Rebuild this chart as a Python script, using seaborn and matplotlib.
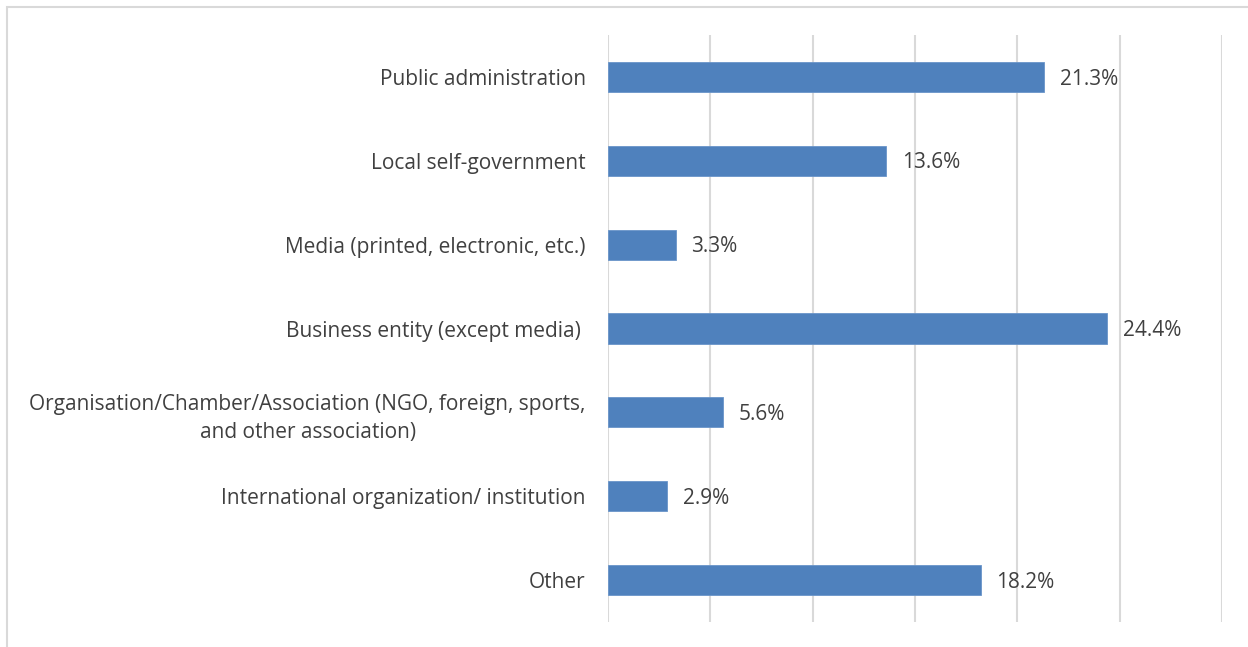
import matplotlib
matplotlib.use("Agg")
import matplotlib.pyplot as plt
from matplotlib.patches import Rectangle
import seaborn as sns
import pandas as pd

categories = [
    "Public administration",
    "Local self-government",
    "Media (printed, electronic, etc.)",
    "Business entity (except media) ",
    "Organisation/Chamber/Association (NGO, foreign, sports,\nand other association)",
    "International organization/ institution",
    "Other",
]
shares = [21.3, 13.6, 3.3, 24.4, 5.6, 2.9, 18.2]
x_ticks = [0, 5, 10, 15, 20, 25, 30]

df = pd.DataFrame({"category": categories, "share": shares})

sns.set_theme(style="white")
plt.rcParams["font.family"] = ["Open Sans", "DejaVu Sans"]

text_color = "#404040"
grid_color = "#D9D9D9"
bar_color = "#4F81BD"

fig = plt.figure(figsize=(12.48, 6.47), dpi=100)
ax = fig.add_axes([0.4872, 0.0386, 0.9792 - 0.4872, 0.9459 - 0.0386])

sns.barplot(data=df, x="share", y="category", orient="h", color=bar_color,
            width=0.36, saturation=1, ax=ax, edgecolor="#6A95C9", linewidth=0.6)

ax.set_xlim(0, 30)
ax.set_ylim(6.5, -0.5)
ax.set_xticks(x_ticks)
ax.set_xticklabels([])
ax.grid(axis="x", color=grid_color, linewidth=1.5)
ax.set_axisbelow(True)
for s in ax.spines.values():
    s.set_visible(False)
ax.tick_params(axis="both", length=0)
ax.tick_params(axis="y", pad=16, labelsize=15, labelcolor=text_color)
for lbl in ax.get_yticklabels():
    lbl.set_horizontalalignment("right")
    lbl.set_multialignment("center")
    lbl.set_linespacing(1.45)
ax.set_xlabel("")
ax.set_ylabel("")

for i, v in enumerate(shares):
    ax.annotate(f"{v:.1f}%", xy=(v, i), xytext=(11.5, -1.5), textcoords="offset points",
                va="center", ha="left", fontsize=15, color=text_color)

fig.patches.append(Rectangle((7 / 1248, -0.05), 1.1, 1 - 6.5 / 647 + 0.05,
                             transform=fig.transFigure, fill=False,
                             edgecolor=grid_color, linewidth=1.5, zorder=0))

fig.savefig("out.png", dpi=100, facecolor="white")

========

What you are asked to do: Transcribe the listing in full and omit the pictures.

Exercise output:
Rebuild this chart as a Python script, using seaborn and matplotlib.
import matplotlib
matplotlib.use("Agg")
import matplotlib.pyplot as plt
from matplotlib.patches import Rectangle
import seaborn as sns
import pandas as pd

categories = [
    "Public administration",
    "Local self-government",
    "Media (printed, electronic, etc.)",
    "Business entity (except media) ",
    "Organisation/Chamber/Association (NGO, foreign, sports,\nand other association)",
    "International organization/ institution",
    "Other",
]
shares = [21.3, 13.6, 3.3, 24.4, 5.6, 2.9, 18.2]
x_ticks = [0, 5, 10, 15, 20, 25, 30]

df = pd.DataFrame({"category": categories, "share": shares})

sns.set_theme(style="white")
plt.rcParams["font.family"] = ["Open Sans", "DejaVu Sans"]

text_color = "#404040"
grid_color = "#D9D9D9"
bar_color = "#4F81BD"

fig = plt.figure(figsize=(12.48, 6.47), dpi=100)
ax = fig.add_axes([0.4872, 0.0386, 0.9792 - 0.4872, 0.9459 - 0.0386])

sns.barplot(data=df, x="share", y="category", orient="h", color=bar_color,
            width=0.36, saturation=1, ax=ax, edgecolor="#6A95C9", linewidth=0.6)

ax.set_xlim(0, 30)
ax.set_ylim(6.5, -0.5)
ax.set_xticks(x_ticks)
ax.set_xticklabels([])
ax.grid(axis="x", color=grid_color, linewidth=1.5)
ax.set_axisbelow(True)
for s in ax.spines.values():
    s.set_visible(False)
ax.tick_params(axis="both", length=0)
ax.tick_params(axis="y", pad=16, labelsize=15, labelcolor=text_color)
for lbl in ax.get_yticklabels():
    lbl.set_horizontalalignment("right")
    lbl.set_multialignment("center")
    lbl.set_linespacing(1.45)
ax.set_xlabel("")
ax.set_ylabel("")

for i, v in enumerate(shares):
    ax.annotate(f"{v:.1f}%", xy=(v, i), xytext=(11.5, -1.5), textcoords="offset points",
                va="center", ha="left", fontsize=15, color=text_color)

fig.patches.append(Rectangle((7 / 1248, -0.05), 1.1, 1 - 6.5 / 647 + 0.05,
                             transform=fig.transFigure, fill=False,
                             edgecolor=grid_color, linewidth=1.5, zorder=0))

fig.savefig("out.png", dpi=100, facecolor="white")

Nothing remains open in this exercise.